I hope I'm just doing the "new mom" thing and worrying about nothing, but I'd rather worry without cause than miss something important!


----------



## enigma731 (Aug 12, 2011)

To me it looks like the urine is tinged because the fecal matter isn't very well formed and is bleeding into it, like you said. If you look closely, the color tinge is more prominent right around the fecal matter, which I think suggests it's bleeding outward. Of course, if the urine gets more discolored, you would want to check it out.
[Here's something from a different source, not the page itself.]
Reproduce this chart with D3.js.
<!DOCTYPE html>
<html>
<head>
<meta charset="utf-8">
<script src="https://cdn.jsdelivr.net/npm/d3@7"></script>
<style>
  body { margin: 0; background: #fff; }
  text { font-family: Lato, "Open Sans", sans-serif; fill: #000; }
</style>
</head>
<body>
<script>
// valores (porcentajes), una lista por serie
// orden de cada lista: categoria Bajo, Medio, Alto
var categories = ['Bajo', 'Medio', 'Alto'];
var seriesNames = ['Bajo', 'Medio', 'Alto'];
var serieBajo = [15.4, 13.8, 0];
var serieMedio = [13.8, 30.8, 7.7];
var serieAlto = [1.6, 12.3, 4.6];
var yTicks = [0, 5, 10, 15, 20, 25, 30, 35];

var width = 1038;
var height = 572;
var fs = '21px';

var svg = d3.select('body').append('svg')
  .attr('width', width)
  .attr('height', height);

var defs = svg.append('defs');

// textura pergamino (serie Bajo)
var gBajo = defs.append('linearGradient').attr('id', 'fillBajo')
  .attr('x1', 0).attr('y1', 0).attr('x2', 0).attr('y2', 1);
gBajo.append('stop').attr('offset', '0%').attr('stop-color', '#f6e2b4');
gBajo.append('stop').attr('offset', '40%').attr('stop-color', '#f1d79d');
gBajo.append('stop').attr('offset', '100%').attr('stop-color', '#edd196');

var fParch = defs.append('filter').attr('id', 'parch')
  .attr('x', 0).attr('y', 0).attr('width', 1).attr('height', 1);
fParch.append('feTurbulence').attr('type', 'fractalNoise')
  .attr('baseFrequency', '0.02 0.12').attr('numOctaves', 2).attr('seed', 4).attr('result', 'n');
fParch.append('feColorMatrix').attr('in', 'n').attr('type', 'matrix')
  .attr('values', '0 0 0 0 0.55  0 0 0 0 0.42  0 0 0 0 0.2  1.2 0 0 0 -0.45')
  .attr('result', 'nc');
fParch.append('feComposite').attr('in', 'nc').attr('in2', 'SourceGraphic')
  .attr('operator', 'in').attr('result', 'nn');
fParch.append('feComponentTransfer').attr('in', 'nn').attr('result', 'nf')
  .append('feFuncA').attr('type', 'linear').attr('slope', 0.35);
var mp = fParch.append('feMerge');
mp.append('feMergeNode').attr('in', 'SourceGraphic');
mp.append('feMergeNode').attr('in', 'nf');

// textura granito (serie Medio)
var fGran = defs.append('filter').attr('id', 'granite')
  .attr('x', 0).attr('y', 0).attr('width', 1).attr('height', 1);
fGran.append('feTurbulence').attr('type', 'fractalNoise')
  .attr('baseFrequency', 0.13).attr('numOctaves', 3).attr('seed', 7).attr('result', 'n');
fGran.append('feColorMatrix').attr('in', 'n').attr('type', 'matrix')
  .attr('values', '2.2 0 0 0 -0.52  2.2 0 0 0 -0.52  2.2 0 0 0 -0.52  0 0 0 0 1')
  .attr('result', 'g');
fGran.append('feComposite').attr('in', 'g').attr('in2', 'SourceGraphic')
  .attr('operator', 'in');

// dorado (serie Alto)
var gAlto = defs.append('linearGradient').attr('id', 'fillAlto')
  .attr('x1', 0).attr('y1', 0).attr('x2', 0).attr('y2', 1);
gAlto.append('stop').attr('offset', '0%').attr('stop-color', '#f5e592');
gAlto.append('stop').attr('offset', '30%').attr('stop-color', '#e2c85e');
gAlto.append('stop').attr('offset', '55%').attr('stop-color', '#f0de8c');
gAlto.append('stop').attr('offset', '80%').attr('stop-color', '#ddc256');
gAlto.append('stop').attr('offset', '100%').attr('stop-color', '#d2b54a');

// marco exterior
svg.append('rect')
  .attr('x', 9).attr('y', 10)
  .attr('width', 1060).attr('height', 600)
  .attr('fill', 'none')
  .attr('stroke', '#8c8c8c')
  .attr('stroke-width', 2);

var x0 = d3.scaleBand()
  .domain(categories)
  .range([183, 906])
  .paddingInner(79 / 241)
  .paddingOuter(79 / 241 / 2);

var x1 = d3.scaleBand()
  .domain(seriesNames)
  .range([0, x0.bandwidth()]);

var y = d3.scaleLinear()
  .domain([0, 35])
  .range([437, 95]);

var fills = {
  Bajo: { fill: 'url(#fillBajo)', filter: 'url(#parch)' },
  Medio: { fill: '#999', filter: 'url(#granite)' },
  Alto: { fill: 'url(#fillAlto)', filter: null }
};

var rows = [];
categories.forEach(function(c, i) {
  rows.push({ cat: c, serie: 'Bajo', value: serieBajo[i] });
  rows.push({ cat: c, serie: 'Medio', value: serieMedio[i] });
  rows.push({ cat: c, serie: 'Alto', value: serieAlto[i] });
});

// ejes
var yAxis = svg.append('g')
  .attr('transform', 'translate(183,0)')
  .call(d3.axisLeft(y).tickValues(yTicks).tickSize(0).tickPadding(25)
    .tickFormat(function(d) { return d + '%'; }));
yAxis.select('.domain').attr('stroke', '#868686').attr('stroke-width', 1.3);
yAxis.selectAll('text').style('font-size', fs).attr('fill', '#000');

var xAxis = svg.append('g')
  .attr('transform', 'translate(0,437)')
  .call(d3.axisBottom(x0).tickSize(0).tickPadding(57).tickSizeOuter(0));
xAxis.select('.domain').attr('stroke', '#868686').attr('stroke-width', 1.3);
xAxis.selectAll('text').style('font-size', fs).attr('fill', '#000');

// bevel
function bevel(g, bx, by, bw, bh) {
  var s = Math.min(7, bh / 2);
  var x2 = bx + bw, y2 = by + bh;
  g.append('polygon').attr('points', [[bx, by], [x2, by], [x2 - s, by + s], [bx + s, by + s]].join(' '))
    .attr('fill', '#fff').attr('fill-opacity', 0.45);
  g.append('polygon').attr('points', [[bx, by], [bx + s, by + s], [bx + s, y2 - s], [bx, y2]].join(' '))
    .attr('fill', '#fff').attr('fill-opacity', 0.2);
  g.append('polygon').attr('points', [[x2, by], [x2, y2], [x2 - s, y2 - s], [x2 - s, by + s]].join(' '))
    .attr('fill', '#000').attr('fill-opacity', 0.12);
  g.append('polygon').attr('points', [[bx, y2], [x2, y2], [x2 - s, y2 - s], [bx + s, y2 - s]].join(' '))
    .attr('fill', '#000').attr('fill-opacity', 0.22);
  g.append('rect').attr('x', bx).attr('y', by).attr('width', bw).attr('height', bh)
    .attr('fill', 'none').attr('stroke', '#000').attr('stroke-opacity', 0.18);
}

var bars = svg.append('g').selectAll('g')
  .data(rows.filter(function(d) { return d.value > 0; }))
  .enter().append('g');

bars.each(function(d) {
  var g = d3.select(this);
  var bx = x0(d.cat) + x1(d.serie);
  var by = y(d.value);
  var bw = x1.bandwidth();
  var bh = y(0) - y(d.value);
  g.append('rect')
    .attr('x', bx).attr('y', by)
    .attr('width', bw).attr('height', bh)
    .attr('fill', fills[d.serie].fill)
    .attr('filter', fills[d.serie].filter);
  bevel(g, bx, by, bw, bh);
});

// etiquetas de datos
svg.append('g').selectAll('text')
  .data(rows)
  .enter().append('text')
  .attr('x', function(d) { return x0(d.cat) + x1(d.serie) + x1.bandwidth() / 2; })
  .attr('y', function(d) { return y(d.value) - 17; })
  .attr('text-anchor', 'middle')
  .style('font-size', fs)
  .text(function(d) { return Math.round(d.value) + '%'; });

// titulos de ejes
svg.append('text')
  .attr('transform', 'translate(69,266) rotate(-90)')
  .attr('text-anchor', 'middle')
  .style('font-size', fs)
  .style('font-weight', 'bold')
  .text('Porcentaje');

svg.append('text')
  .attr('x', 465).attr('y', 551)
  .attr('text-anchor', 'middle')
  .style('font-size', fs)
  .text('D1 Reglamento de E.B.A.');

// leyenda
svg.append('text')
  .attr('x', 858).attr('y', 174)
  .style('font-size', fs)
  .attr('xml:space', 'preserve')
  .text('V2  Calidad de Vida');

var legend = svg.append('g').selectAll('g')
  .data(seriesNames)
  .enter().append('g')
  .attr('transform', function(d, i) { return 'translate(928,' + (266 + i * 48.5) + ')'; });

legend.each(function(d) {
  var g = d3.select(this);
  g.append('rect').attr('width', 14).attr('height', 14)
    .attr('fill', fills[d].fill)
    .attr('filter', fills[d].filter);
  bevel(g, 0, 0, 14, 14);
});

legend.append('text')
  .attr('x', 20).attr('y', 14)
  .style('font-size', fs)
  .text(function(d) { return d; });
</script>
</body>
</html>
I have also read that colored pellets can sometimes discolor urine. Check out the pics here: http://www.mickaboo.org/newsletter/jan11/poop.html


----------



## elinore (Jul 22, 2010)

I agree completely. I think the urine is being colored by the feces. I looked closely when one splashed and only the urine that landed with the feces was colored. The splashed drops of it were completely clear. The vet called last night and all her tests came back fine. We'll go back in February to have baseline bloodwork done so I'll talk to him again then. Sounds like she's just drinking more than she needs to be and she'll probably figure it all out soon


----------



## sunnysmom (Sep 23, 2011)

I'm glad to hear you got good news from the vet!


----------



## stevechurch2222 (Sep 25, 2011)

Great news Elimore,glad that Emma is doing good.


----------



## leeisme (Feb 4, 2011)

elinore said:


> The vet called last night and all her tests came back fine. We'll go back in February to have baseline bloodwork done so I'll talk to him again then.
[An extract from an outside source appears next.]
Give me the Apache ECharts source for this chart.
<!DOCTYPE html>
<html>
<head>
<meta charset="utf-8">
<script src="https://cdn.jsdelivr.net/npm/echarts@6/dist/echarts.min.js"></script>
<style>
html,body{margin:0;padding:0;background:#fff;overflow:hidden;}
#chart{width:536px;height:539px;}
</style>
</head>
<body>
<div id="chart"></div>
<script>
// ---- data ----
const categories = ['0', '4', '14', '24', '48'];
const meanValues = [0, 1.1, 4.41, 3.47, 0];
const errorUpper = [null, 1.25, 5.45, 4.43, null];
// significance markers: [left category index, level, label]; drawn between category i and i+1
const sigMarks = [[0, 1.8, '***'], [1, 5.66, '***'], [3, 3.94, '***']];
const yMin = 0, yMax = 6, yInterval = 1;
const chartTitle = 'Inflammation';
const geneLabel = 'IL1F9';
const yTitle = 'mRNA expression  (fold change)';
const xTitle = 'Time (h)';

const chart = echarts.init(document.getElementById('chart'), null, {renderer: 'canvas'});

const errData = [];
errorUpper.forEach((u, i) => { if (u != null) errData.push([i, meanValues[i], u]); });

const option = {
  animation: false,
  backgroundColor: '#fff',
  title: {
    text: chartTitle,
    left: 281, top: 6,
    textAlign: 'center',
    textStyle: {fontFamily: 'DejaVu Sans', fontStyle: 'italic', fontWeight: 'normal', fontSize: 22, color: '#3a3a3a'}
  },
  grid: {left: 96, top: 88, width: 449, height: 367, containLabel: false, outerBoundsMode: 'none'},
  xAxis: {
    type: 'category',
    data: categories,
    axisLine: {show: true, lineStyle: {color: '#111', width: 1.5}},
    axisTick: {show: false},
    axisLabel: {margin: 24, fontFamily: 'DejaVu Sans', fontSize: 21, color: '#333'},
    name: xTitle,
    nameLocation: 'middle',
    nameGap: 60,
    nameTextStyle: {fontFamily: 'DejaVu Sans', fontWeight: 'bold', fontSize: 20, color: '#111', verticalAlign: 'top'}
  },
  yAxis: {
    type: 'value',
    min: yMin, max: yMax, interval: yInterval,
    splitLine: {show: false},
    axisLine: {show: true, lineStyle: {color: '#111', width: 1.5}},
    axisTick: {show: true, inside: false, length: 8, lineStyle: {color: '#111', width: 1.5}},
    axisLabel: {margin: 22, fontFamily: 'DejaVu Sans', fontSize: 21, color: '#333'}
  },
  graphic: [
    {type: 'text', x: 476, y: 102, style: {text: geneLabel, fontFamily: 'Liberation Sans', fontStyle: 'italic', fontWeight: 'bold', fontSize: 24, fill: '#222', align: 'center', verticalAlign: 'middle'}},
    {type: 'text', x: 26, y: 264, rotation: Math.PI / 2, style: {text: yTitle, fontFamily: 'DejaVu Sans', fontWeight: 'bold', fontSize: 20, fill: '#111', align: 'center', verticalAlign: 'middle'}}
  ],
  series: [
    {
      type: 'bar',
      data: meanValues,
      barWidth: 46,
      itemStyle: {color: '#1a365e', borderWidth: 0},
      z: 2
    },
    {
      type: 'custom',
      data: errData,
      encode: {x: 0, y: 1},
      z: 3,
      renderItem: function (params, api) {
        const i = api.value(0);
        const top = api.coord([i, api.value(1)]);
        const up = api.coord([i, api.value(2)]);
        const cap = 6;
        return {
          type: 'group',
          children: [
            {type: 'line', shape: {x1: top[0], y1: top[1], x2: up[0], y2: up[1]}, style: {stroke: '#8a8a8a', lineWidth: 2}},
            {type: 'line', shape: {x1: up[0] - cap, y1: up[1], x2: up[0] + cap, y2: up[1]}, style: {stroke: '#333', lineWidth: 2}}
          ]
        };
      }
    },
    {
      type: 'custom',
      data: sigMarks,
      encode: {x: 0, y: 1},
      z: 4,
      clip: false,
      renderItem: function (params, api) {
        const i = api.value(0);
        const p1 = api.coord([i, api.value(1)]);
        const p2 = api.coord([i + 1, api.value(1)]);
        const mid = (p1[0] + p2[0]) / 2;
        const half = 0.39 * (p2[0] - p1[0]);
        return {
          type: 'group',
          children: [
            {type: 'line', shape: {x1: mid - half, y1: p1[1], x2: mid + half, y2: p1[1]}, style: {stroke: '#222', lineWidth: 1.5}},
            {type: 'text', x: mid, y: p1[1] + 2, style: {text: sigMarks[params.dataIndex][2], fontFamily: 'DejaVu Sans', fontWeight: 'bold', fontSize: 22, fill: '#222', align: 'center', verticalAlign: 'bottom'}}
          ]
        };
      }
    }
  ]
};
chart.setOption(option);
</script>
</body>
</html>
I'm so glad everything turned out all right. I was afraid she'd gotten sick while traveling. I know how nervous you were. Especially since opening up your heart to Emma after Maggie.


----------



## elinore (Jul 22, 2010)

She is healthy as can be! I think her poop has gotten less watery already in the past few days. It's clearly dependent on how much she drinks, but most of the time it's relatively "normal" consistency or only slightly more watery. I'm sure it will fade with time. Meanwhile, she's just the perfect little baby, and has been discovering the joys of fresh veggies and apples which is hilarious. She's always so surprised when she takes a bite of something new and it tastes good. She seems to think it should be icky, so she gets very excited when she likes it lol! We couldn't be happier!!!


----------